Friday, November 21, 2008

Baracks Assignment

In this short essay, I discuss the relationship between Barack Obama and the capitalist class.

1 comment:

Janeen said...

In State and Revolution, Vladimir Lenin discusses the significant role that the capitalist class plays in the State. Lenin’s theory is applicable today to the recent President elect, Barack Obama. Lenin would argue that Barack Obama’s connection to the capitalist class through the “thousands of threads” is how he became elected (330). Barack Obama did, in fact, possess connections with the elitist capitalist class as he refused public financing for his presidential campaign. In doing so, he did not have a limit on private donations from wealthy capitalists or companies to fund his campaign. He also attended two elite universities, Columbia and Harvard, which maintain close ties with the capitalist class.
Lenin would also argue that Obama’s victory exemplifies the false idea that the proletariat influences government and that the state “will carry out the will of the majority of the working people” (320).
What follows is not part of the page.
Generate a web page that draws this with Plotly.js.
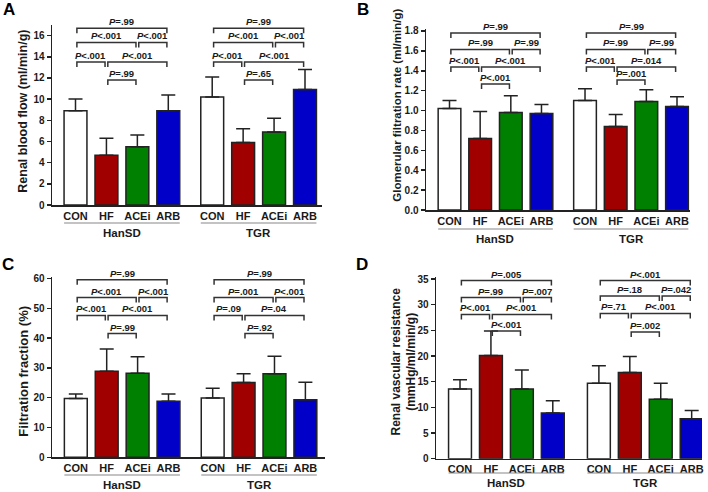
<!DOCTYPE html>
<html>
<head>
<meta charset="utf-8">
<script src="https://cdn.plot.ly/plotly-3.0.1.min.js"></script>
<style>
  html, body { margin: 0; padding: 0; background: #fff; }
  #chart { width: 708px; height: 492px; }
</style>
</head>
<body>
<div id="chart"></div>
<script>
const groups = ['HanSD', 'TGR'];
const treatments = ['CON', 'HF', 'ACEi', 'ARB'];
const barColors = ['#ffffff', '#a00000', '#008000', '#0000c8'];

// HanSD CON, HF, ACEi, ARB then TGR CON, HF, ACEi, ARB
const rbfMean = [8.9, 4.7, 5.5, 8.9, 10.2, 5.9, 6.9, 10.9];
const rbfSd = [1.1, 1.6, 1.1, 1.5, 1.9, 1.3, 1.3, 1.9];
const gfrMean = [1.02, 0.72, 0.98, 0.97, 1.10, 0.84, 1.09, 1.04];
const gfrSd = [0.08, 0.27, 0.17, 0.09, 0.12, 0.12, 0.12, 0.10];
const ffMean = [19.7, 28.9, 28.2, 18.8, 19.9, 25.1, 28.0, 19.3];
const ffSd = [1.5, 7.4, 5.5, 2.4, 3.3, 2.9, 5.9, 5.9];
const rvrMean = [13.6, 20.1, 13.6, 8.9, 14.7, 16.8, 11.6, 7.8];
const rvrSd = [1.8, 4.8, 3.7, 2.4, 3.4, 3.1, 3.1, 1.6];

// comparisons (indexes into treatments) and the bracket row each one sits on
const pairs = [[0, 3], [0, 2], [2, 3], [0, 1], [1, 3], [1, 2]];
const pairRow = [0, 1, 1, 2, 2, 3];

// P values per group, same order as pairs
const rbfP = [['=.99', '<.001', '<.001', '<.001', '<.001', '=.99'],
              ['=.99', '<.001', '<.001', '<.001', '<.001', '=.65']];
const gfrP = [['=.99', '=.99', '=.99', '<.001', '<.001', '<.001'],
              ['=.99', '=.99', '=.99', '<.001', '=.014', '=.001']];
const ffP = [['=.99', '<.001', '<.001', '<.001', '<.001', '=.99'],
             ['=.99', '=.001', '<.001', '=.09', '=.04', '=.92']];
const rvrP = [['=.005', '=.99', '=.007', '<.001', '<.001', '<.001'],
              ['<.001', '=.18', '=.042', '=.71', '<.001', '=.002']];

// bracket heights (axis units) for rows 0..3
const rbfRows = [[16.7, 15.35, 13.5, 11.8], [16.7, 15.35, 13.5, 11.8]];
const gfrRows = [[1.78, 1.615, 1.437, 1.266], [1.78, 1.615, 1.437, 1.307]];
const ffRows = [[59.6, 53.6, 47.6, 41.5], [59.6, 53.6, 47.6, 41.5]];
const rvrRows = [[34.7, 31.4, 28.1, 24.9], [34.7, 31.7, 28.3, 24.7]];

const FONT = '"Liberation Sans", Arial, sans-serif';
const INK = '#1a1a1a';
const W = 708, H = 492;
const fx = px => px / W;
const fy = py => 1 - py / H;

// box = pixel edges of each plot area, c0 = pixel centre of the first bar
const panels = [
  {letter: 'A', mean: rbfMean, sd: rbfSd, p: rbfP, rows: rbfRows,
   title: 'Renal blood flow (ml/min/g)', titleSize: 12.5, titleX: 22.7, titleY: 111,
   yMax: 17, dtick: 2, fmt: 'd', box: {l: 52, r: 322, t: 25, b: 205}, c0: 75.5, unit: 30.93, gap: 1.42,
   letterX: 9, letterY: 9, lineY: 223, groupY: 233},
  {letter: 'B', mean: gfrMean, sd: gfrSd, p: gfrP, rows: gfrRows,
   title: 'Glomerular filtration rate (ml/min/g)', titleSize: 11.5, titleX: 396.7, titleY: 105,
   yMax: 1.82, dtick: 0.2, fmt: '.1f', box: {l: 426, r: 690, t: 29, b: 210}, c0: 449.5, unit: 30.66, gap: 1.42,
   letterX: 362.5, letterY: 9, lineY: 229, groupY: 239},
  {letter: 'C', mean: ffMean, sd: ffSd, p: ffP, rows: ffRows,
   title: 'Filtration fraction (%)', titleSize: 13, titleX: 22.7, titleY: 371,
   yMax: 60.5, dtick: 10, fmt: 'd', box: {l: 52, r: 325, t: 277, b: 457.3}, c0: 75.8, unit: 30.9, gap: 1.43,
   letterX: 7.5, letterY: 264, lineY: 475, groupY: 485},
  {letter: 'D', mean: rvrMean, sd: rvrSd, p: rvrP, rows: rvrRows,
   title: 'Renal vascular resistance<br>(mmHg/ml/min/g)', titleSize: 12, titleX: 403.5, titleY: 362,
   yMax: 35.4, dtick: 5, fmt: 'd', box: {l: 436, r: 702, t: 277, b: 458.7}, c0: 460, unit: 30.93, gap: 1.49,
   letterX: 362, letterY: 264.5, lineY: 473, groupY: 483}
];

const data = [];
const layout = {
  width: W, height: H,
  margin: {l: 0, r: 0, t: 0, b: 0},
  paper_bgcolor: '#fff', plot_bgcolor: 'rgba(0,0,0,0)',
  showlegend: false,
  font: {family: FONT, color: INK},
  shapes: [], annotations: []
};

const barWidth = 0.74;
const inset = 0.045;

panels.forEach((pn, n) => {
  const sfx = n === 0 ? '' : String(n + 1);
  const xa = 'x' + sfx, ya = 'y' + sfx;
  const b = pn.box;
  const xpos = pn.mean.map((_, i) => (i % 4) + Math.floor(i / 4) * (3 + pn.gap));

  data.push({
    type: 'bar', xaxis: xa, yaxis: ya,
    x: xpos, y: pn.mean, width: barWidth,
    marker: {color: pn.mean.map((_, i) => barColors[i % 4]), line: {color: '#222', width: 1.5}},
    error_y: {type: 'data', symmetric: false, array: pn.sd, arrayminus: pn.sd.map(() => 0),
              color: '#222', thickness: 1.5, width: 7},
    hoverinfo: 'skip'
  });

  layout['xaxis' + sfx] = {
    domain: [fx(b.l), fx(b.r)], anchor: ya,
    range: [(b.l - pn.c0) / pn.unit, (b.r - pn.c0) / pn.unit],
    showline: true, linewidth: 1.5, linecolor: '#222',
    ticks: '', showgrid: false, zeroline: false,
    tickmode: 'array', tickvals: xpos, ticktext: xpos.map((_, i) => treatments[i % 4]),
    tickfont: {family: FONT, size: 11, weight: 'bold', color: INK}
  };
  layout['yaxis' + sfx] = {
    domain: [fy(b.b), fy(b.t)], anchor: xa,
    range: [0, pn.yMax], dtick: pn.dtick, tick0: 0, tickformat: pn.fmt,
    showline: true, linewidth: 1.5, linecolor: '#222',
    ticks: 'outside', ticklen: 4, tickwidth: 1.5, tickcolor: '#222',
    showgrid: false, zeroline: false,
    tickfont: {family: FONT, size: 10, weight: 'bold', color: INK}
  };

  // significance brackets
  const tick = 5 * pn.yMax / (b.b - b.t);
  groups.forEach((grp, g) => {
    pairs.forEach(([a, c], j) => {
      const x1 = xpos[g * 4 + a] + inset;
      const x2 = xpos[g * 4 + c] - inset;
      const y = pn.rows[g][pairRow[j]];
      layout.shapes.push({
        type: 'path', xref: xa, yref: ya,
        path: `M${x1},${y - tick} L${x1},${y} L${x2},${y} L${x2},${y - tick}`,
        line: {color: '#333', width: 1.5}
      });
      layout.annotations.push({
        xref: xa, yref: ya, x: (x1 + x2) / 2, y: y,
        xanchor: 'center', yanchor: 'bottom', yshift: -1, showarrow: false,
        text: '<i>P</i>' + pn.p[g][j].replace('<', '&lt;'),
        font: {family: FONT, size: 9.5, weight: 'bold', color: INK}
      });
    });

    // group underline and name
    const left = xpos[g * 4] - barWidth / 2;
    const right = xpos[g * 4 + 3] + barWidth / 2;
    layout.shapes.push({
      type: 'line', xref: xa, yref: 'paper',
      x0: left, x1: right, y0: fy(pn.lineY), y1: fy(pn.lineY),
      line: {color: '#888', width: 1.2}
    });
    layout.annotations.push({
      xref: xa, yref: 'paper', x: (left + right) / 2, y: fy(pn.groupY),
      xanchor: 'center', yanchor: 'middle', showarrow: false, text: grp,
      font: {family: FONT, size: 11.5, weight: 'bold', color: INK}
    });
  });

  // y title
  layout.annotations.push({
    xref: 'paper', yref: 'paper', x: fx(pn.titleX), y: fy(pn.titleY),
    xanchor: 'center', yanchor: 'middle', textangle: -90, showarrow: false,
    text: pn.title,
    font: {family: FONT, size: pn.titleSize, weight: 'bold', color: INK}
  });

  // panel letter
  layout.annotations.push({
    xref: 'paper', yref: 'paper', x: fx(pn.letterX), y: fy(pn.letterY),
    xanchor: 'center', yanchor: 'middle', showarrow: false,
    text: pn.letter,
    font: {family: FONT, size: 17, weight: 'bold', color: '#000'}
  });
});

Plotly.newPlot('chart', data, layout, {staticPlot: true, displayModeBar: false});
</script>
</body>
</html>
Obama’s campaign promoted change and he discussed the important role of citizens in carrying out this change. Lenin would dispute this idea because of his definition of the state, “manifestation of the irreconcilability of class antagonisms,” (314). In Lenin’s view, Obama will not act in the interest of all individuals, but instead will act upon the interests of the capitalist class.
Lenin is contradictory as he elaborates on the shortcomings of the state, but replaces the present form of government with the dictatorship of the proletariat, another form of government (344). One cannot solve a problem with the replacement of the same thing, with the exceptions of electing representatives that are subject to recall and maintaining the working man’s wages for all (345). Lenin’s argument against the victory of Barack Obama presents valid points to his beliefs about the corruption of the state through the ties with the capitalist class.